_Records with drawing code_
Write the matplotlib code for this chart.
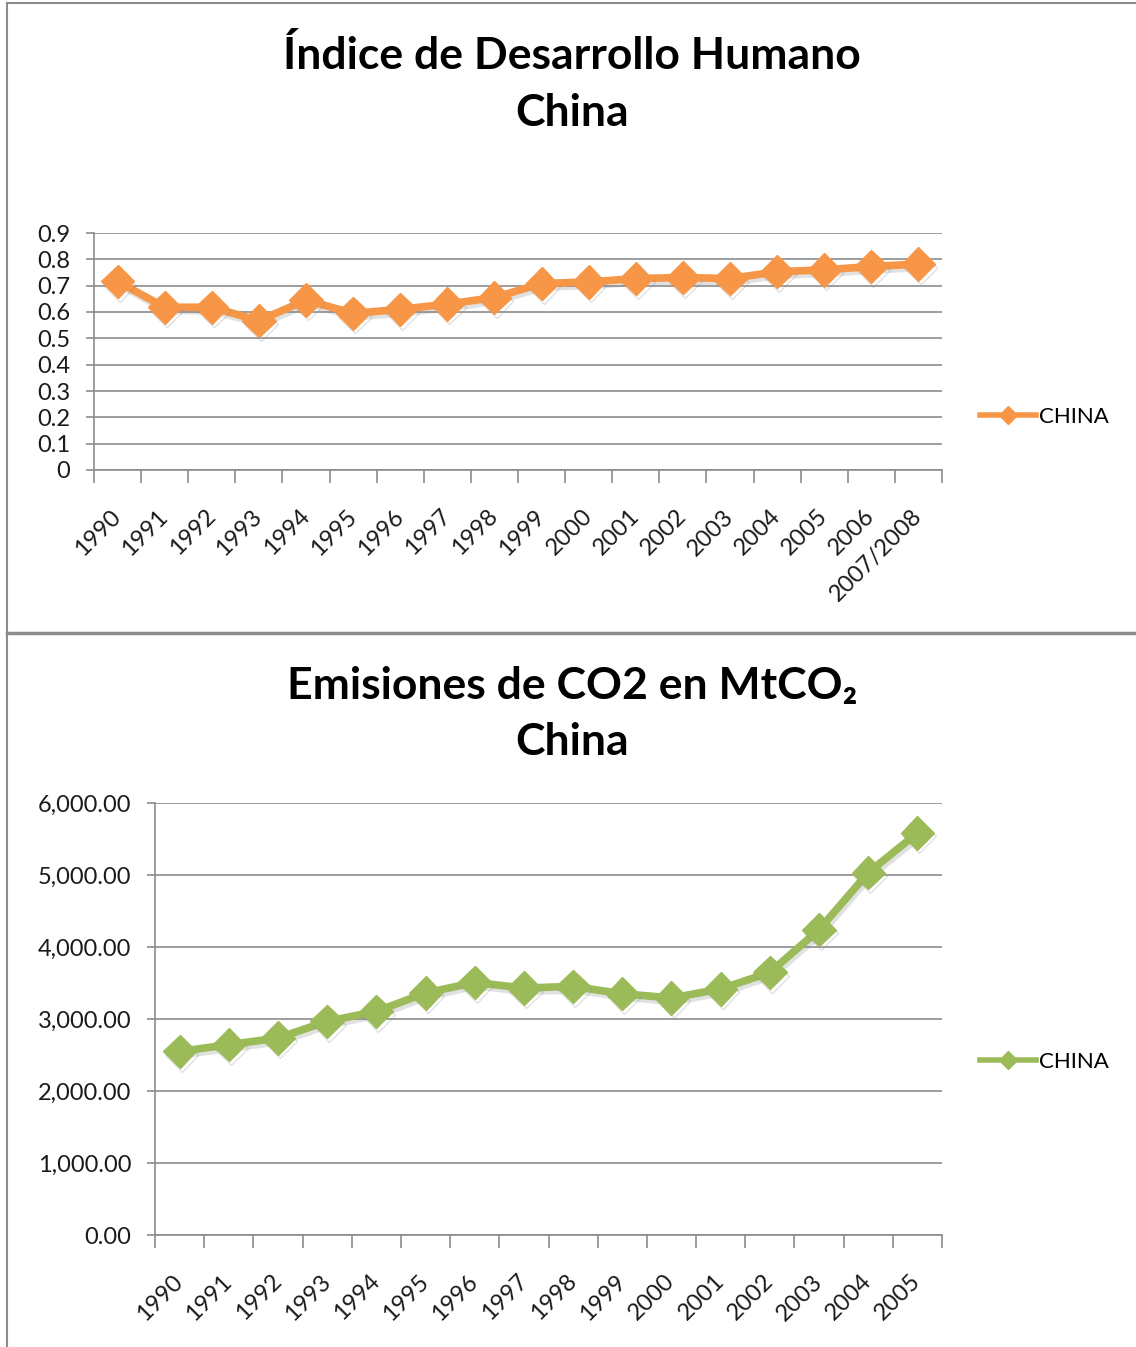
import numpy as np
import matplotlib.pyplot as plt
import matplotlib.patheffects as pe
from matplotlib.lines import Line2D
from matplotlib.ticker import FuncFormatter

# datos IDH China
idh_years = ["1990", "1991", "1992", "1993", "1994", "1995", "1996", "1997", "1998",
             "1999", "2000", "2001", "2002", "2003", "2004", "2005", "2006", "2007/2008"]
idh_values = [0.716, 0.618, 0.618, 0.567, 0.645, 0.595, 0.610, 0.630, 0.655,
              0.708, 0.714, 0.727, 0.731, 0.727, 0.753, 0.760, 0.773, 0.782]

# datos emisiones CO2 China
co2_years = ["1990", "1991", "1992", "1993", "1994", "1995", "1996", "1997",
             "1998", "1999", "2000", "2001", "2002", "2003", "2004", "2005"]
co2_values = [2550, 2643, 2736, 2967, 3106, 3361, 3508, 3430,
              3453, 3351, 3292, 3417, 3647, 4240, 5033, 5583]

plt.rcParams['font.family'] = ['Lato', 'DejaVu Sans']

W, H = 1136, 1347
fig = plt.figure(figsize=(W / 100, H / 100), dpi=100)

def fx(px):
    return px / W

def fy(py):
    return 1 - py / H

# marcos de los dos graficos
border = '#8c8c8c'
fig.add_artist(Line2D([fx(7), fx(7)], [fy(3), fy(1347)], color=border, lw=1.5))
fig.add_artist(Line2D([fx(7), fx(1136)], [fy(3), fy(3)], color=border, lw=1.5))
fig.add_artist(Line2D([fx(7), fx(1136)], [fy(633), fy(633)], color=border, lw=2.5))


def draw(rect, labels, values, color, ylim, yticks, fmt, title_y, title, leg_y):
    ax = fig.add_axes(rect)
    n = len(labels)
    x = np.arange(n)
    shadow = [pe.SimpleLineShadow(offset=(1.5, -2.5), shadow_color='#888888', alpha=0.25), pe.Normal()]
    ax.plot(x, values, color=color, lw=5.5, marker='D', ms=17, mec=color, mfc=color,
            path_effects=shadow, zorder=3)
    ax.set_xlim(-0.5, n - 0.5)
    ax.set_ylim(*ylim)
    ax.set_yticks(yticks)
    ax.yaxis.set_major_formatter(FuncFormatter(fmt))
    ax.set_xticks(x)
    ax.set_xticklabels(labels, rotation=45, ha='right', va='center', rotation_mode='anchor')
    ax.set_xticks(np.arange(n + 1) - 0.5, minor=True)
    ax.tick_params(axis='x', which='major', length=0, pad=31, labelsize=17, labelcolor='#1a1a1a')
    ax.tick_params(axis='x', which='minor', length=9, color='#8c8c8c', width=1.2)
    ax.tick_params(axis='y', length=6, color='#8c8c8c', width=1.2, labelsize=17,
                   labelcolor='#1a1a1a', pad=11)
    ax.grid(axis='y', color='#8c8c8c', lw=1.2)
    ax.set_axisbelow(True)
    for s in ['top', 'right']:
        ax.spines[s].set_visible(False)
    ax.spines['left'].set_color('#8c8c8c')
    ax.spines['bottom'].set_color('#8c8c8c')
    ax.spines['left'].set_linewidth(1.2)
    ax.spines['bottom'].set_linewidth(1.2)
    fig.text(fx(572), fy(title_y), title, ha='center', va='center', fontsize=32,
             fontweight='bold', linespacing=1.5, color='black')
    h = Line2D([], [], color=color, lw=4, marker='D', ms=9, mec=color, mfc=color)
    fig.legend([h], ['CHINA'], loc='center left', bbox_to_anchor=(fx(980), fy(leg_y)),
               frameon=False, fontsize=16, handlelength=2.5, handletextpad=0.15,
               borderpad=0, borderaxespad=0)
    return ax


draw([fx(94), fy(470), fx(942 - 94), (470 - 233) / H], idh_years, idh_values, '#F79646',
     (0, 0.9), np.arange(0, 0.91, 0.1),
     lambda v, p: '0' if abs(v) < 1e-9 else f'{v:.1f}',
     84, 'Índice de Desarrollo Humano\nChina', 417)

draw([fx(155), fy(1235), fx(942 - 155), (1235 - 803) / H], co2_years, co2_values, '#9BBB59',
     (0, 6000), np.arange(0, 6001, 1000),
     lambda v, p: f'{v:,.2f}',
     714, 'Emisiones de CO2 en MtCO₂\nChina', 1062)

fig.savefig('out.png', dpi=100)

---

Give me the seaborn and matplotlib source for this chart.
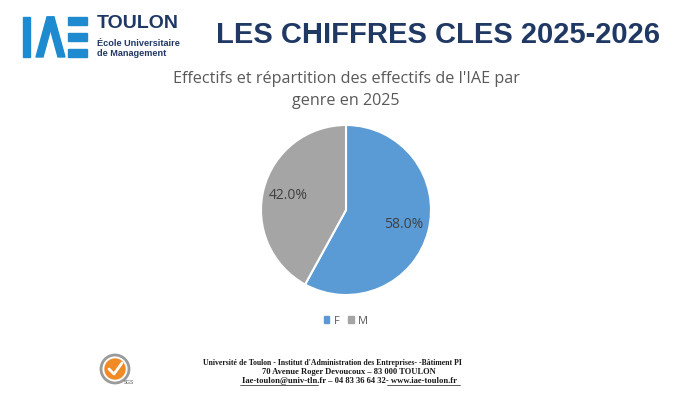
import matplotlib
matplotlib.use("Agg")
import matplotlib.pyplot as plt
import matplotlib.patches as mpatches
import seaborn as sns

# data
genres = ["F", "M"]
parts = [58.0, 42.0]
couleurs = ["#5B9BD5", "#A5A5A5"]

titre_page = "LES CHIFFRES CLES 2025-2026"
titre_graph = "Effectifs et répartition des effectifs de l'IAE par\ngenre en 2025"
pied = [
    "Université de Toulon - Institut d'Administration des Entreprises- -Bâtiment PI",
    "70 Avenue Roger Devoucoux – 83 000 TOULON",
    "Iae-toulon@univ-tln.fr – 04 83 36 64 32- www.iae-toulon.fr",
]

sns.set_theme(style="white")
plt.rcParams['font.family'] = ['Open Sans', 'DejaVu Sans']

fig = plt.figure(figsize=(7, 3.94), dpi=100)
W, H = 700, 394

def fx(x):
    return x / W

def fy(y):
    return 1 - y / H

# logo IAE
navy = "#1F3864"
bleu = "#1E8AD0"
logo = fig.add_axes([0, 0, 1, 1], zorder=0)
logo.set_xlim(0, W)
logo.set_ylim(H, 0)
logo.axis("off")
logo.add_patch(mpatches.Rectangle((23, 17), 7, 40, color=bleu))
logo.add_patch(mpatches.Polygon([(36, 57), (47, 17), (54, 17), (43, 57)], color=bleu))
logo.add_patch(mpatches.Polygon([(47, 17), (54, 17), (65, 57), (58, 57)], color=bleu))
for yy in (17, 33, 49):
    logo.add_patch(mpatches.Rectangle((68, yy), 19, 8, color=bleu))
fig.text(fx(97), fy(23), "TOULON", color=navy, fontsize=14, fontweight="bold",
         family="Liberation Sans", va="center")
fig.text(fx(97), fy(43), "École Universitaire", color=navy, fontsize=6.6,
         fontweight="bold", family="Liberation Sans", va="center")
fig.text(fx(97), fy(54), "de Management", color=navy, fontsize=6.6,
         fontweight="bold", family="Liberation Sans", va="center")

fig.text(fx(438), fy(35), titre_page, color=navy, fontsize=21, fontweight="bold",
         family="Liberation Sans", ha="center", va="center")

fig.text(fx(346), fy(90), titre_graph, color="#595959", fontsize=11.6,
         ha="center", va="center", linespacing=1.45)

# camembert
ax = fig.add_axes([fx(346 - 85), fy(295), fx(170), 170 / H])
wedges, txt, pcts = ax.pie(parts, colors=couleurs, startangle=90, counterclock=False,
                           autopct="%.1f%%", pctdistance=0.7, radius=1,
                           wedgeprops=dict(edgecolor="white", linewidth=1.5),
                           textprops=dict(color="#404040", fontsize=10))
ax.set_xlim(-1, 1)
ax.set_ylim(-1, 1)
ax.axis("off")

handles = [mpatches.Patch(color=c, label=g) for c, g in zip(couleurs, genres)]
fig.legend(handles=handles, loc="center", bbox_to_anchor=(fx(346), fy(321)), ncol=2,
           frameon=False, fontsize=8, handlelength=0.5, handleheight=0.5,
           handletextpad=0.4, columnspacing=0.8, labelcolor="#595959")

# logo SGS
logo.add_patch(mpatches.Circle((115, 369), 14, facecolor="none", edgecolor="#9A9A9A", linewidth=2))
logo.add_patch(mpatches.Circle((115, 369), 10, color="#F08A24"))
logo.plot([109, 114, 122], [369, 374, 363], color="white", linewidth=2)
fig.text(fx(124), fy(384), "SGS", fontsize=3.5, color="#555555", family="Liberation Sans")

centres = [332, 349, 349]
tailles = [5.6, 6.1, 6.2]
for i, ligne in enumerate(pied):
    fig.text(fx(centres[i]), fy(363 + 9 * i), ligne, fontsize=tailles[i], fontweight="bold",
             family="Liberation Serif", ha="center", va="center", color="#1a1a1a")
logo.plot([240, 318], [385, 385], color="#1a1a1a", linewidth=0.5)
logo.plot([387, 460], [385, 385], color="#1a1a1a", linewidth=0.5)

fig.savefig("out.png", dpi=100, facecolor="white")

_Short problem_
Above are records with pictures. Reproduce exactly only the lines from the line with "Give me the" through the line with "return 1 - y / H", both ends included, and leave the pictures out.

_Task response_
Give me the seaborn and matplotlib source for this chart.
import matplotlib
matplotlib.use("Agg")
import matplotlib.pyplot as plt
import matplotlib.patches as mpatches
import seaborn as sns

# data
genres = ["F", "M"]
parts = [58.0, 42.0]
couleurs = ["#5B9BD5", "#A5A5A5"]

titre_page = "LES CHIFFRES CLES 2025-2026"
titre_graph = "Effectifs et répartition des effectifs de l'IAE par\ngenre en 2025"
pied = [
    "Université de Toulon - Institut d'Administration des Entreprises- -Bâtiment PI",
    "70 Avenue Roger Devoucoux – 83 000 TOULON",
    "Iae-toulon@univ-tln.fr – 04 83 36 64 32- www.iae-toulon.fr",
]

sns.set_theme(style="white")
plt.rcParams['font.family'] = ['Open Sans', 'DejaVu Sans']

fig = plt.figure(figsize=(7, 3.94), dpi=100)
W, H = 700, 394

def fx(x):
    return x / W

def fy(y):
    return 1 - y / H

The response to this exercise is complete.